In ancient times, windows were as common as doors in dwellings. But they were merely holes in a wall used to control the amount of light and air that entered a home. Appearance and style were not a consideration.
We’ve come a long way since then. Today, windows in most homes combine science and technologies that increase energy efficiency and actually reduce heating and air conditioning costs.
Modern windows not only beautify the appearance of a home, they bring sunlight in during winter, while preventing the warmth created from escaping outdoors. Windows also insulate a home from heat during the summer and keep cooled air from escaping.
When deciding whether to repair or replace your existing windows, begin by considering their age and condition.
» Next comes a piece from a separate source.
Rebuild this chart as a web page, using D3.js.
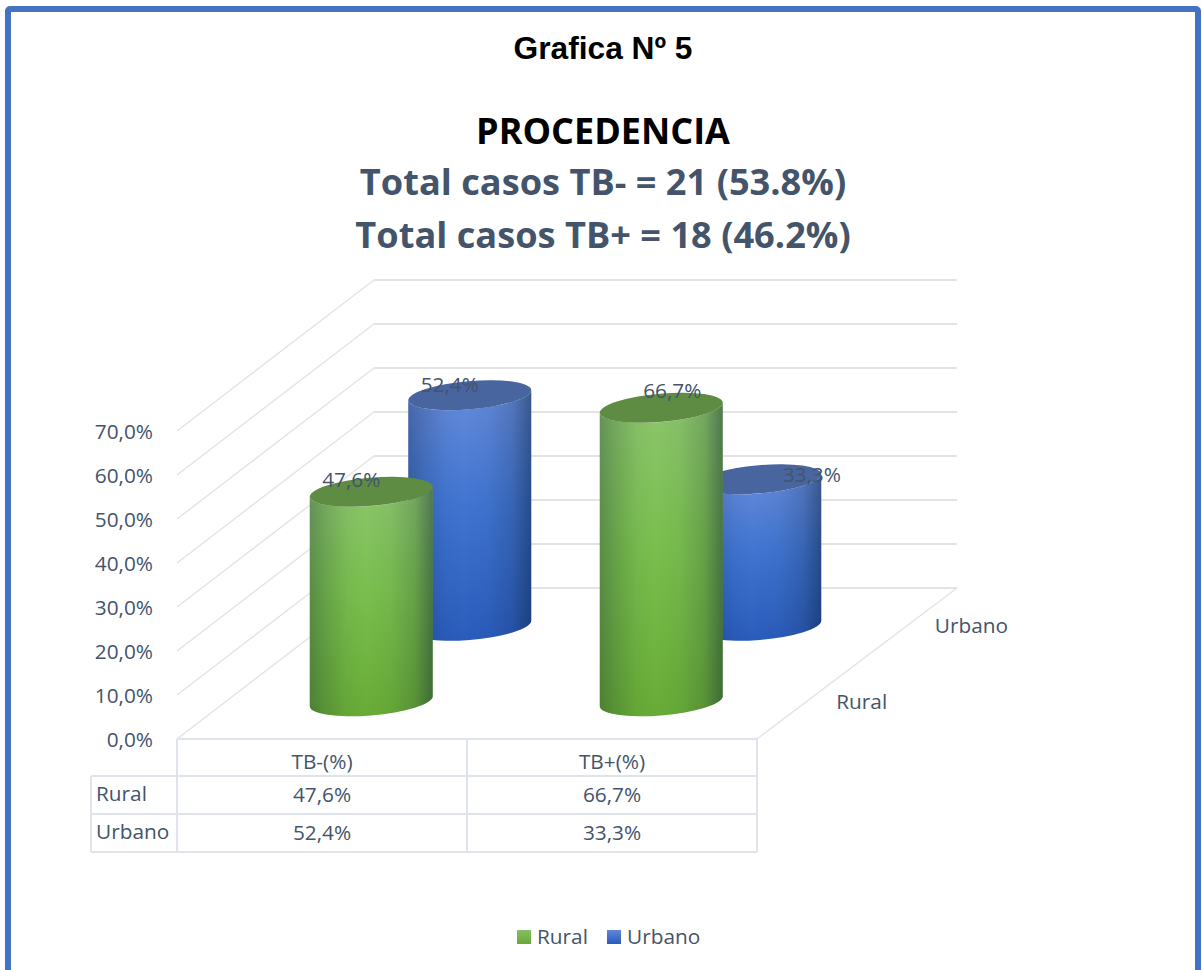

Poorly designed, constructed and placed windows can cost money through heat loss.
If your home is more than 30 years old and still has the original windows, chances are your windows are not keeping you as warm or as cool as well-placed and installed newer models. But, there are measures you can take to increase their efficiency:
- Tighten the seal around the windows with weatherstripping. There are many different types of weather-stripping available for use on wood, metal, aluminum and vinyl. One of the easiest to apply is caulking cord which comes in a roll. All you do is press the cord into place to make a tight seal.
- Every window not made of insulated glass should have a storm window. If your home has storm windows, ensure they are in good condition and install them properly before the cold season begins. When those icy winter winds start blowing, both you and your pocketbook will notice.
- If your home doesn’t have storm windows, or they are in poor condition, you can get as good or better protection using heavy-gauge clear plastic sheeting. Seal it tightly over your existing windows and you have an inexpensive and effective alternative.
Replacing existing windows with more energy efficient models doesn’t have to be done all at once. Begin by replacing the ones causing the most heat loss, such as the large picture windows in your living and dining rooms. Replacing windows in stages over a period of years costs less up front and still increases energy efficiency.
With the variety of windows on the market today, however, it pays to shop around. Before making a decision, consider the principle types of windows available:
The common window types are: double-hung, casement, stationary, awning and horizontal sliding. They may be made of wood, aluminum or vinyl or a combination of these materials. Almost all feature insulated glass and easy-to-clean designs that provide tight seals and eliminate draftiness.
Whether you plan to install the new windows yourself or have them installed professionally, be sure to visit a number of suppliers and study the various products and options on the market. You want to select windows that augment the appearance of your home, increase energy efficiency and give you the most value for your money.